Willams’ provides voiceover through the entire picture to move along the story and it is well written and delivered, if perhaps a bit cheap. But, given that this was his first screenplay, one can cut Matheson a little slack. However, as Scott is going to meet his final reward, Matheson’s script and Williams’ delivery of the voiceover is beautiful and serves as great closure.

The Incredible Shrinking Man is a highly regarded film and rightfully so. It is a well written, well directed, and well acted film. But the special effects really make the film. Sets with giant furniture were built. Giant match boxes, giant needles, and giant crumbs all appear realistic. Grant Williams’ appearance in front of the blue screen and the rendering on film were superb for the time.

This film really launched Matheson as a Hollywood talent. In just a couple years, he would make a name for himself in the television genre with The Twilight Zone, working with Rod Serling, Charles Beaumont, and other great screenwriters. He would go on to write screenplays for his own novel, I Am Legend (retitled The Last Man on Earth), and several others. His work with American International Pictures, adapting Poe tales for director Roger Corman and actor Vincent Price was a high point for the horror movie genre in the 1960s.

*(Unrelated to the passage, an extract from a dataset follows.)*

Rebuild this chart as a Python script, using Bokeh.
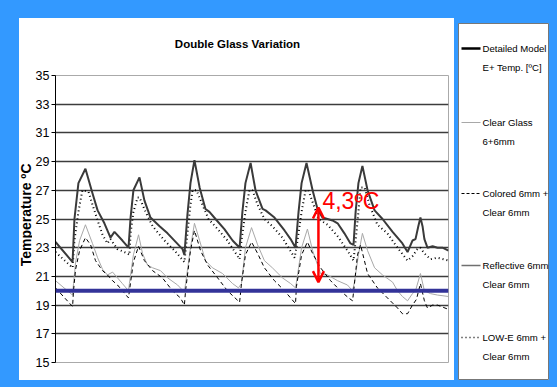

The Incredible Shrinking Man won the Hugo Award for Best Dramatic Presentation in 1958 and in 2009, was added to the National Film Registry for preservation as a historically significant film.

Some of The Incredible Shrinking Man’s special effects do not stand the test of time as well as Claymation and other effects of the time. But the script is strong and the movie is well made, making it a pleasure to watch today.